There’s a longer blog post on " Systems thinking and (the) systems science(s) in a system of ideas" from 2011 at http://coevolving.com/blogs/index.php/archive/systems-thinking-and-the-systems-sciences-in-a-system-of-ideas/ .

Why? Are you suggesting that the original question is misleading and it’s more useful for better understanding systems by investigating how we think about them (which in my opinion is most of the time wrong or incomplete)?

I like that for systems thinking, as there’s not really a point by thinking about a single system in isolation. For the original question, @nizken didn’t ask “what is the system”, so I don’t assume a confusion in that direction. And indeed the design, structure, nature, mechanisms, rules lead to certain interactions and prevent others, therefore these interactions are inherent and pretty characteristic for a system and its description.

I don’t fully understand this yet either. True, when we discuss systems, potentially everybody has a different interpretation, model, perspective and what not, as our description is composed out of words, for which everybody may have a different definition, interpretation, usage, which is a result of humans not operating on formal logic and being distributed, so because of differences in time and space, we all pick up and develop different thinking. However, it also works well enough to communicate for improving our understanding either purely virtually or by observing/investigating the real system together. I’m puzzled how one could think that systems aren’t real, even if interpreted according to the definition of systems thinking: how would one argue that the telephone system isn’t real with its parts, wholes and relations?

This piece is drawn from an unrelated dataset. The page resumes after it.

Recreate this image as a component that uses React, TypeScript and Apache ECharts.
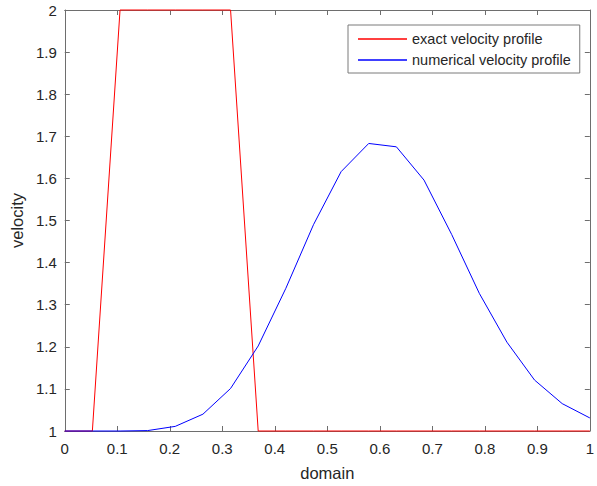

I imagined that with all the systems thinking theory, somebody not already familiar with where its usefulness is might have a hard time if not starting with the basics of an example/instance of a concrete system, about which there can then be theoretical thinking afterwards.

Want to add “observing from the outside” :slight_smile:

Yes, I find that very important. Systems are different, there are different types of systems, they may interact with each other or are completely separate, and it would be dangerous to simply copy observations learned about one system and expect that they’re necessarily also true for a different system, even more so if that’s of a different nature for which different rules/mechanisms apply (maybe because of being part of a different super-system or by inherent design/structure). What remains universal however, are the tools of system thinking methodology, which allow to analyze and talk about systems and understand them better, even if they’re completely different.

How would one do that, by example for chip design?

lol I watched Ian Mitroff on E3 and E4 errors and he mentions Ken Wilber as an inspiration! I’ve studied Ken Wilber like maybe 12 years ago and he is pretty good on holarchy and integral thinking. There is a lot of stuff one can learn from his books although Ken can be a bit verbose and also overconfident in his assumptions. I guess a lot of thinkers are following Integral Theory and Pragmatism like William James and Sidis first defined it.